Whether Tempest can offer that to the developer may depend on how it is configured, and whether some of the latency-adders in the PS4 still exist. The DSP in the PS4 had a secure API that added latency, for example.
So when Cerny explains that the RDNA2 Compute Unit is approx 60% bigger than the GCN CU, is that extra size only due to the Ray Tracing addition, or is there other stuff adding to that increase in transistor number?
The comparison was between RDNA2 CU and a PS4-era Sea Islands GCN CU. GCN had steady growth in features every generation even before the bump to RDNA, and RDNA2 presumably grows the footprint of RDNA.
As an example of growth between GCN generations, Vega touted an extra 3.9 billion transistors over Fiji as a result of extra features and resources. The largest single consumer of that was apparently dedicated to implementation changes needed to increase clock speed.

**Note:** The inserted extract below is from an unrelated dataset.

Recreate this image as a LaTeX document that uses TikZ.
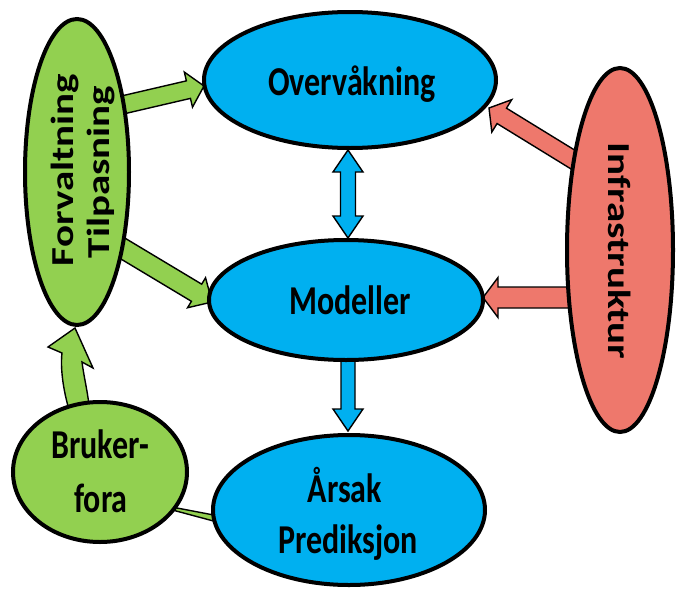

https://www.anandtech.com/show/11717/the-amd-radeon-rx-vega-64-and-56-review/2
"Talking to AMD’s engineers, what especially surprised me is where the bulk of those transistors went; the single largest consumer of the additional 3.9B transistors was spent on designing the chip to clock much higher than Fiji."
Does anyone know what extra space that RT cores take up on the CU?
I'm trying to see what Cerny was getting at when he said that the 36 CUs in the GPU were the equivalent of 58 GCN Cu's. Is he saying that performance wise it's the equivalent of 58 GCN Cu's, or is just from a size point if view?
I'm sure someone knows the cost of the RT hardware, but nothing is public.
The comparison was just in terms of transistor count, to better explain why the CU count alone wasn't an accurate measure of how the GPU had grown. Cerny indicated performance depends on more things than CU count and TFLOPS, and indicated the new architecture could do more than those single numbers would indicate. He didn't commit to a specific amount of improvement.